## Written exercise
Leave out the pictures, then reproduce the rest of the material exactly.

## Source excerpt
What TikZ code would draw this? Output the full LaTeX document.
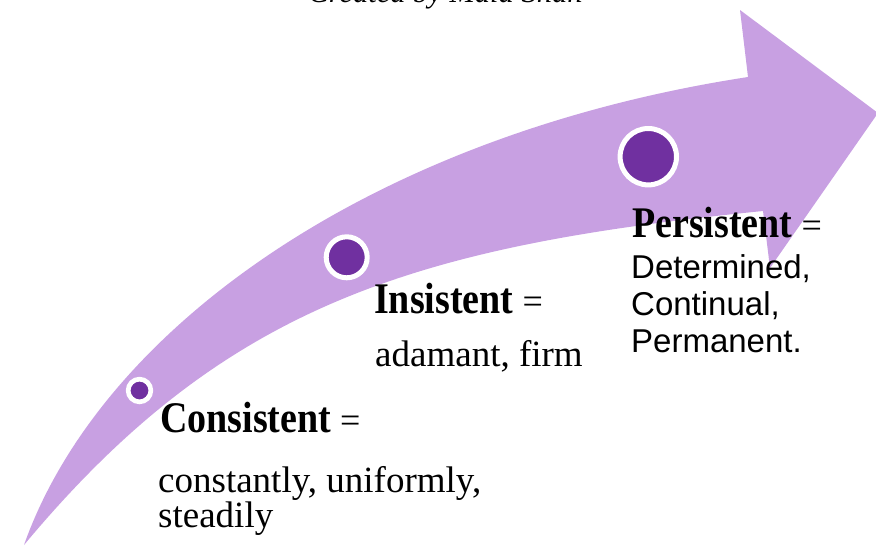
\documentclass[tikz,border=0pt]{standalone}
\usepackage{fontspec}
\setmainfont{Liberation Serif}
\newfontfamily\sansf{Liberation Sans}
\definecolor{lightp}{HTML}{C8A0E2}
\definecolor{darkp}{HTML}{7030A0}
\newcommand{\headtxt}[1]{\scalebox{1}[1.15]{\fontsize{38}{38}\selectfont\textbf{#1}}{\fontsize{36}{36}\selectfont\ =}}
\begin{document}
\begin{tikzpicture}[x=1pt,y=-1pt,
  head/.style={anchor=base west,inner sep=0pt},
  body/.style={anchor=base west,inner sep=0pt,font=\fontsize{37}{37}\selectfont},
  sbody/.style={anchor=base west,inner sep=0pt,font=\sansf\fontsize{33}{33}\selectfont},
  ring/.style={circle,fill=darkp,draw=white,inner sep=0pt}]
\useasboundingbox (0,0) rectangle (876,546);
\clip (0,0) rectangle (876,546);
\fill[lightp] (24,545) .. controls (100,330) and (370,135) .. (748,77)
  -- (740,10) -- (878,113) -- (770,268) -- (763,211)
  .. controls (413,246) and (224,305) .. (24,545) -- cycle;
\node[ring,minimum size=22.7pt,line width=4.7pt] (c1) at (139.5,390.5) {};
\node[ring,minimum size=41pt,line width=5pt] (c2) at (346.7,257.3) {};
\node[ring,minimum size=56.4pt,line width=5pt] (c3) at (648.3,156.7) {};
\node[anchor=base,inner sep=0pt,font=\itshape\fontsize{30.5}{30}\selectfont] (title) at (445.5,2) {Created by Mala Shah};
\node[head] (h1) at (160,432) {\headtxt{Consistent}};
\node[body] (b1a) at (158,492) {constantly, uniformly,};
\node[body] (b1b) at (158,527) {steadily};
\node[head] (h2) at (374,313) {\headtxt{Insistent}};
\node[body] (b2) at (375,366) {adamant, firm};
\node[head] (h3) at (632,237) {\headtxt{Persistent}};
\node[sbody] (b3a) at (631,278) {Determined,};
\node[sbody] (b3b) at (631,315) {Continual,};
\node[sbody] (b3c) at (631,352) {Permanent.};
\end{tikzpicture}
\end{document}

## Finished exercise
What TikZ code would draw this? Output the full LaTeX document.
\documentclass[tikz,border=0pt]{standalone}
\usepackage{fontspec}
\setmainfont{Liberation Serif}
\newfontfamily\sansf{Liberation Sans}
\definecolor{lightp}{HTML}{C8A0E2}
\definecolor{darkp}{HTML}{7030A0}
\newcommand{\headtxt}[1]{\scalebox{1}[1.15]{\fontsize{38}{38}\selectfont\textbf{#1}}{\fontsize{36}{36}\selectfont\ =}}
\begin{document}
\begin{tikzpicture}[x=1pt,y=-1pt,
  head/.style={anchor=base west,inner sep=0pt},
  body/.style={anchor=base west,inner sep=0pt,font=\fontsize{37}{37}\selectfont},
  sbody/.style={anchor=base west,inner sep=0pt,font=\sansf\fontsize{33}{33}\selectfont},
  ring/.style={circle,fill=darkp,draw=white,inner sep=0pt}]
\useasboundingbox (0,0) rectangle (876,546);
\clip (0,0) rectangle (876,546);
\fill[lightp] (24,545) .. controls (100,330) and (370,135) .. (748,77)
  -- (740,10) -- (878,113) -- (770,268) -- (763,211)
  .. controls (413,246) and (224,305) .. (24,545) -- cycle;
\node[ring,minimum size=22.7pt,line width=4.7pt] (c1) at (139.5,390.5) {};
\node[ring,minimum size=41pt,line width=5pt] (c2) at (346.7,257.3) {};
\node[ring,minimum size=56.4pt,line width=5pt] (c3) at (648.3,156.7) {};
\node[anchor=base,inner sep=0pt,font=\itshape\fontsize{30.5}{30}\selectfont] (title) at (445.5,2) {Created by Mala Shah};
\node[head] (h1) at (160,432) {\headtxt{Consistent}};
\node[body] (b1a) at (158,492) {constantly, uniformly,};
\node[body] (b1b) at (158,527) {steadily};
\node[head] (h2) at (374,313) {\headtxt{Insistent}};
\node[body] (b2) at (375,366) {adamant, firm};
\node[head] (h3) at (632,237) {\headtxt{Persistent}};
\node[sbody] (b3a) at (631,278) {Determined,};
\node[sbody] (b3b) at (631,315) {Continual,};
\node[sbody] (b3c) at (631,352) {Permanent.};
\end{tikzpicture}
\end{document}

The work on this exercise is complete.